A somewhat new personal experience for Good includes becoming an “emerging writer” at the age of 64. Headlines trumpeted this with Five Little Indians’ release, and Good received the title with a sense of humour.
“It’s a good thing I’m not one of those women that are very sensitive about people knowing their age,” she says. “But I also thought it was quite telling that people found it surprising that somebody would enter an entirely new way of being in the world at that age.”
Instead, Good sees the evolution of her career as just another stage of lifelong learning.

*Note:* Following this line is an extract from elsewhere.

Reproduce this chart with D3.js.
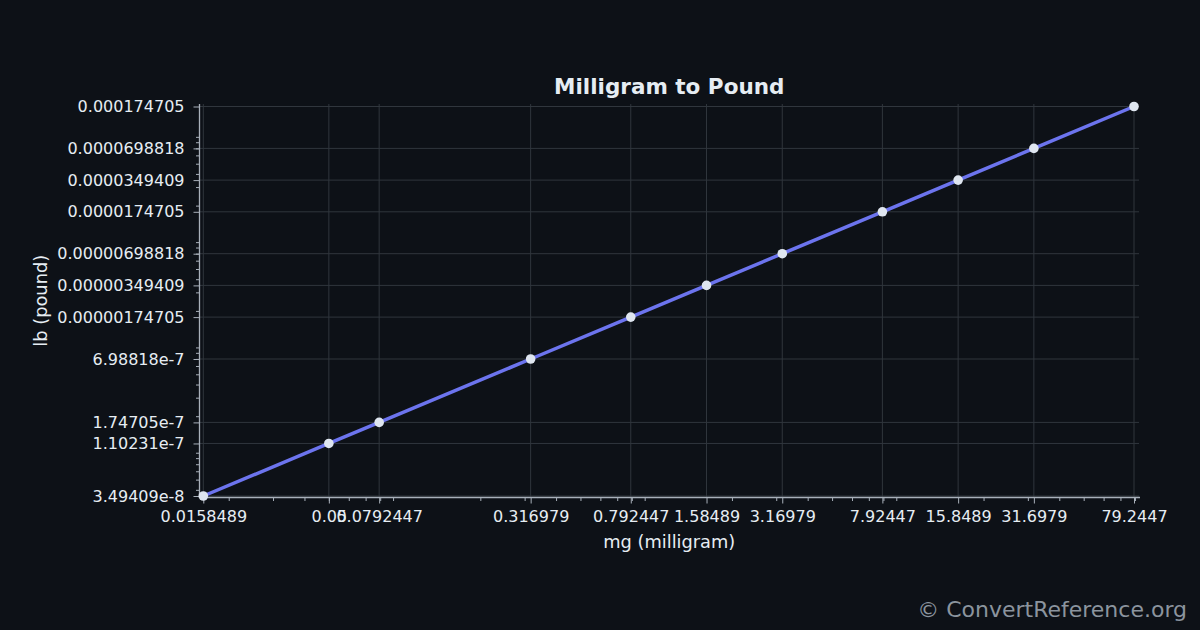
<!DOCTYPE html>
<html><head><meta charset="utf-8">
<script src="https://cdn.jsdelivr.net/npm/d3@7"></script>
<style>html,body{margin:0;background:#0d1117;} svg{display:block;}</style>
</head><body><svg id="c" width="1200" height="630"></svg>
<script>
const xValues = [0.0158489,0.05,0.0792447,0.316979,0.792447,1.58489,3.16979,7.92447,15.8489,31.6979,79.2447];
const yValues = [3.49409e-8,1.10231e-7,1.74705e-7,6.98818e-7,1.74705e-6,3.49409e-6,6.98818e-6,1.74705e-5,3.49409e-5,6.98818e-5,1.74705e-4];
const xTickLabels = ["0.0158489","0.05","0.0792447","0.316979","0.792447","1.58489","3.16979","7.92447","15.8489","31.6979","79.2447"];
const yTickLabels = ["3.49409e-8","1.10231e-7","1.74705e-7","6.98818e-7","0.00000174705","0.00000349409","0.00000698818","0.0000174705","0.0000349409","0.0000698818","0.000174705"];

const W = 1200, H = 630;
const L = 199.5, R = 1139, T = 104, B = 497.5;
const FONT = "'DejaVu Sans', sans-serif";
const svg = d3.select("#c");
svg.append("rect").attr("width", W).attr("height", H).attr("fill", "#0d1117");

// data scales, then extend to frame
const x0 = d3.scaleLog().domain([d3.min(xValues), d3.max(xValues)]).range([203.3, 1134]);
const y0 = d3.scaleLog().domain([d3.min(yValues), d3.max(yValues)]).range([496, 106.5]);
const x = d3.scaleLog().domain([x0.invert(L), x0.invert(R)]).range([L, R]);
const y = d3.scaleLog().domain([y0.invert(B), y0.invert(T)]).range([B, T]);

function minorTicks(scale) {
  const [a, b] = scale.domain();
  const lo = Math.min(a, b), hi = Math.max(a, b);
  const out = [];
  for (let k = Math.floor(Math.log10(lo)); k <= Math.ceil(Math.log10(hi)); k++) {
    for (let m = 2; m <= 9; m++) {
      const v = m * Math.pow(10, k);
      if (v >= lo && v <= hi) out.push(v);
    }
  }
  return out;
}

// grid
const grid = svg.append("g").attr("stroke", "#30363d").attr("stroke-width", 1);
xValues.forEach(v => grid.append("line").attr("x1", x(v)).attr("x2", x(v)).attr("y1", T).attr("y2", B));
yValues.forEach(v => grid.append("line").attr("x1", L).attr("x2", R).attr("y1", y(v)).attr("y2", y(v)));

// axes
const tickColor = "#a8b0ba";
const xAxis = d3.axisBottom(x).tickValues(xValues).tickFormat((d, i) => xTickLabels[i]).tickSize(6).tickPadding(4);
const gx = svg.append("g").attr("transform", `translate(0,${B})`).call(xAxis);
const xMinor = d3.axisBottom(x).tickValues(minorTicks(x)).tickFormat("").tickSize(3.5);
const gxm = svg.append("g").attr("transform", `translate(0,${B})`).call(xMinor);
const yAxis = d3.axisLeft(y).tickValues(yValues).tickFormat((d, i) => yTickLabels[i]).tickSize(6).tickPadding(9);
const gy = svg.append("g").attr("transform", `translate(${L},0)`).call(yAxis);
const yMinor = d3.axisLeft(y).tickValues(minorTicks(y)).tickFormat("").tickSize(3.5);
const gym = svg.append("g").attr("transform", `translate(${L},0)`).call(yMinor);

[gx, gxm, gy, gym].forEach(g => {
  g.select(".domain").remove();
  g.selectAll(".tick line").attr("stroke", tickColor).attr("stroke-width", 1);
  g.selectAll(".tick text").attr("fill", "#e6edf3").attr("font-family", FONT).attr("font-size", 16);
});
gx.selectAll(".tick text").attr("dy", "0.93em");

// spines
svg.append("line").attr("x1", L).attr("x2", R + 1).attr("y1", B).attr("y2", B).attr("stroke", tickColor).attr("stroke-width", 1.3);
svg.append("line").attr("x1", L).attr("x2", L).attr("y1", T).attr("y2", B).attr("stroke", tickColor).attr("stroke-width", 1.3);

// line
const pts = xValues.map((v, i) => [v, yValues[i]]);
svg.append("path").datum(pts)
  .attr("d", d3.line().x(d => x(d[0])).y(d => y(d[1])))
  .attr("fill", "none").attr("stroke", "#6c74ee").attr("stroke-width", 3.5);
svg.append("g").selectAll("circle").data(pts).join("circle")
  .attr("cx", d => x(d[0])).attr("cy", d => y(d[1])).attr("r", 4.8)
  .attr("fill", "#dfe6f0");

// texts
svg.append("text").attr("x", (L + R) / 2).attr("y", 94).attr("text-anchor", "middle")
  .attr("font-family", FONT).attr("font-weight", "bold").attr("font-size", 21.5).attr("fill", "#e6edf3")
  .text("Milligram to Pound");
svg.append("text").attr("x", (L + R) / 2).attr("y", 548).attr("text-anchor", "middle")
  .attr("font-family", FONT).attr("font-size", 17.8).attr("fill", "#e6edf3")
  .text("mg (milligram)");
svg.append("text").attr("transform", `translate(46.5,${(T + B) / 2}) rotate(-90)`).attr("text-anchor", "middle")
  .attr("font-family", FONT).attr("font-size", 17.8).attr("fill", "#e6edf3")
  .text("lb (pound)");
svg.append("text").attr("x", 1187).attr("y", 617).attr("text-anchor", "end")
  .attr("font-family", FONT).attr("font-size", 22).attr("fill", "#8b949e")
  .text("© ConvertReference.org");
</script></body></html>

“People have often asked me, ‘How did you find the transition from law to writing?’” she says. “I don’t think it is a transition. I’m doing the work that I set out to do when I was 18. I did that as an activist, I did it as a lawyer, and now, I’m doing it as a writer. It’s all the same stuff, just a different method.”
And upon the release of her second book, she has modest hopes that Truth Telling will make it into the “hands, hearts, and minds” of people. When you try to pin her down about her expectations, she deflects and insists that she’s trying not to think about the book’s future following the success of her debut novel.
“Nobody is more surprised at the awards, the accolades, at the reception, than I am,” she says – because the success of Five Little Indians was quite daunting. “It’ll unfold as it does, and I’m good with that.”